The photo of the Victoria shown above was taken by H. Milligan in the 1970s and is Copyright Manchester Local Image Collection.  Displaying the image adheres to their policy of allowing not-for-profit sites to display a limited number of images in low resolution.  Please click here for information on the photo, and here for a larger, higher resolution image.  The Archive Collection is a fantastic resource - just type in a street name or location and up pops some fantastic old pictures.

1 comment:

  1. I worked at the Vic from about 87 - 89 by which time it was owned and run by a company called Dorbiere ( that also ran Brahms and Liszt and a few others in and around Manchester. ) When I was there the pub consisted of the ground floor ( in through that entrance and turn left ) which was quite large and curved around the bar into a back room with a TV and two pool tables. This was popular with MEN printers who used to come in for quick pints on their breaks and used to get special prices. The main downstairs room was full of people using the courts in the day as well as tech staff from Granada ( Grips, cameramen etc) At night it was mostly backstage staff from the Opera House - they would come in before and after the show, and often in between as well depending on their workloads, and of course, printers would be around all the time - the presses were run 24 hours a day and they had their own way in through one of our fire exits - we were in teh same building.

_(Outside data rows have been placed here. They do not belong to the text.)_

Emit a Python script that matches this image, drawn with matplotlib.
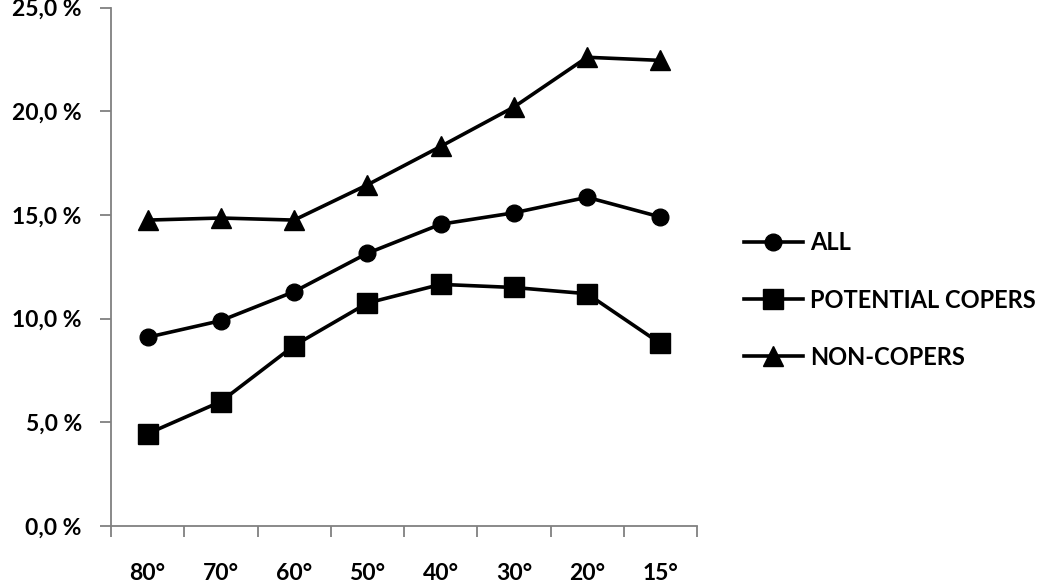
import matplotlib.pyplot as plt
from matplotlib.ticker import FixedLocator, FuncFormatter

angles = ['80°', '70°', '60°', '50°', '40°', '30°', '20°', '15°']
all_vals = [9.1, 9.9, 11.3, 13.15, 14.55, 15.1, 15.85, 14.9]
potential_copers = [4.45, 6.0, 8.7, 10.75, 11.65, 11.5, 11.2, 8.8]
non_copers = [14.75, 14.85, 14.75, 16.45, 18.3, 20.2, 22.6, 22.45]

plt.rcParams['font.family'] = ['Lato', 'DejaVu Sans']
plt.rcParams['font.weight'] = 'bold'

fig = plt.figure(figsize=(10.5, 5.84), dpi=100)
ax = fig.add_axes([111 / 1050, 1 - 526 / 584, (697 - 111) / 1050, (526 - 7.5) / 584])

x = list(range(len(angles)))
ax.plot(x, all_vals, color='black', lw=2.6, marker='o', ms=12, label='ALL')
ax.plot(x, potential_copers, color='black', lw=2.6, marker='s', ms=14, label='POTENTIAL COPERS')
ax.plot(x, non_copers, color='black', lw=2.6, marker='^', ms=15, label='NON-COPERS')

ax.set_xlim(-0.5, len(angles) - 0.5)
ax.set_ylim(0, 25)
ax.set_yticks([0, 5, 10, 15, 20, 25])
ax.yaxis.set_major_formatter(FuncFormatter(lambda v, p: f'{v:.1f}'.replace('.', ',') + ' %'))
ax.set_xticks(x)
ax.set_xticklabels(angles)
ax.xaxis.set_minor_locator(FixedLocator([i - 0.5 for i in range(len(angles) + 1)]))

for side in ['top', 'right']:
    ax.spines[side].set_visible(False)
for side in ['left', 'bottom']:
    ax.spines[side].set_color('#808080')
    ax.spines[side].set_linewidth(1.3)

ax.tick_params(axis='y', length=8, width=1.3, color='#808080', pad=13, labelsize=16.5)
ax.tick_params(axis='x', which='major', length=0, pad=27, labelsize=16.5)
ax.tick_params(axis='x', which='minor', length=8, width=1.3, color='#808080')

fig.legend(loc='center left', bbox_to_anchor=(732 / 1050, 1 - 300 / 584),
           frameon=False, fontsize=17, handlelength=2.5, handletextpad=0.3,
           labelspacing=1.45, borderpad=0)

fig.savefig('out.png', dpi=100)
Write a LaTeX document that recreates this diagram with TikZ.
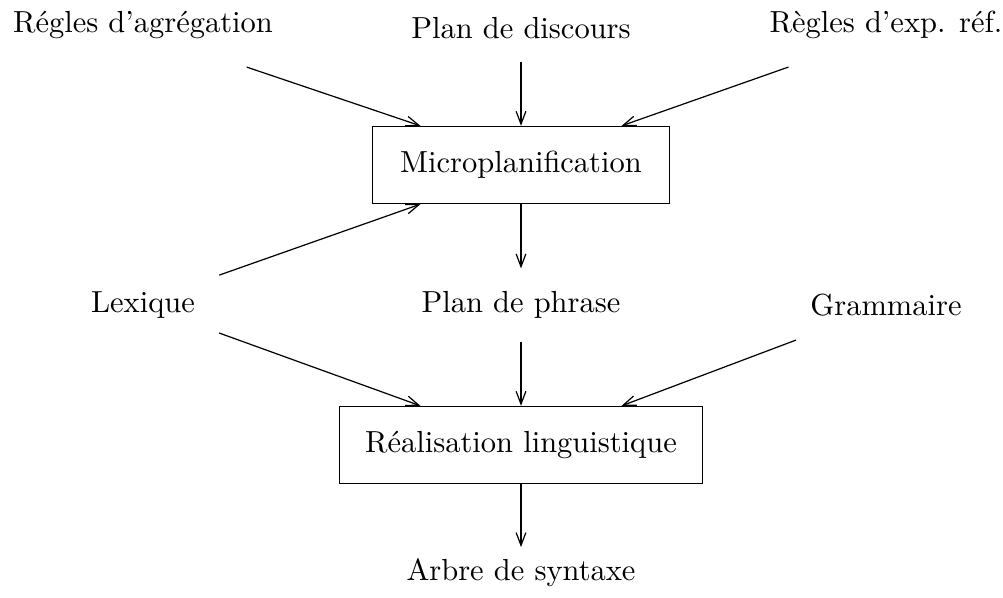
\documentclass[tikz,border=0pt]{standalone}
\usetikzlibrary{arrows.meta}

\begin{document}
\begin{tikzpicture}[x=0.328pt, y=-0.328pt,
  >={Straight Barb[length=4.2pt, width=3.2pt]},
  box/.style={draw, minimum height=25.3pt, inner xsep=0pt}]
\useasboundingbox (0,0) rectangle (1003,598);
% inputs of the first stage
\node (regagr) at (143,25) {R\'egles d'agr\'egation};
\node (plandisc) at (521,28) {Plan de discours};
\node (regexp) at (886,25) {R\`egles d'exp. r\'ef.};
\node[box, minimum width=97.4pt] (micro) at (521,165) {Microplanification};
% inputs of the second stage
\node (lexique) at (143,305) {Lexique};
\node (planphr) at (521,305) {Plan de phrase};
\node (grammaire) at (886,305) {Grammaire};
\node[box, minimum width=119pt] (real) at (521,445) {R\'ealisation linguistique};
\node (arbre) at (521,573) {Arbre de syntaxe};

\draw[->] ([xshift=34pt, yshift=-13.8pt]regagr.center) -- ([xshift=-33pt]micro.north);
\draw[->] ([yshift=-11pt]plandisc.center) -- (micro.north);
\draw[->] ([xshift=-32pt, yshift=-13.8pt]regexp.center) -- ([xshift=33pt]micro.north);
\draw[->] ([xshift=25pt, yshift=9.8pt]lexique.center) -- ([xshift=-33pt]micro.south);
\draw[->] (micro.south) -- ([yshift=12pt]planphr.center);
\draw[->] ([xshift=25pt, yshift=-9.2pt]lexique.center) -- ([xshift=-33pt]real.north);
\draw[->] ([yshift=-12pt]planphr.center) -- (real.north);
\draw[->] ([xshift=-29.5pt, yshift=-11.5pt]grammaire.center) -- ([xshift=33pt]real.north);
\draw[->] (real.south) -- ([yshift=8.5pt]arbre.center);
\end{tikzpicture}
\end{document}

    Upstairs was open at lunchtimes but very quiet with mostly some legal types and journalists from MEN ( Printers downstairs, journos up ) but at weekends it was open for functions in the evenings. Wer used to do a night for gay women on the first Saturday of every month and this didn't sit well with the boss who was a devout catholic lady in her sixties, so she used to make sure the curtains were drawn in case someone saw the sinful goings on.
    The beer cellar was under the ground floor and it was a bloody long run on a saturday night when the Fosters ran out.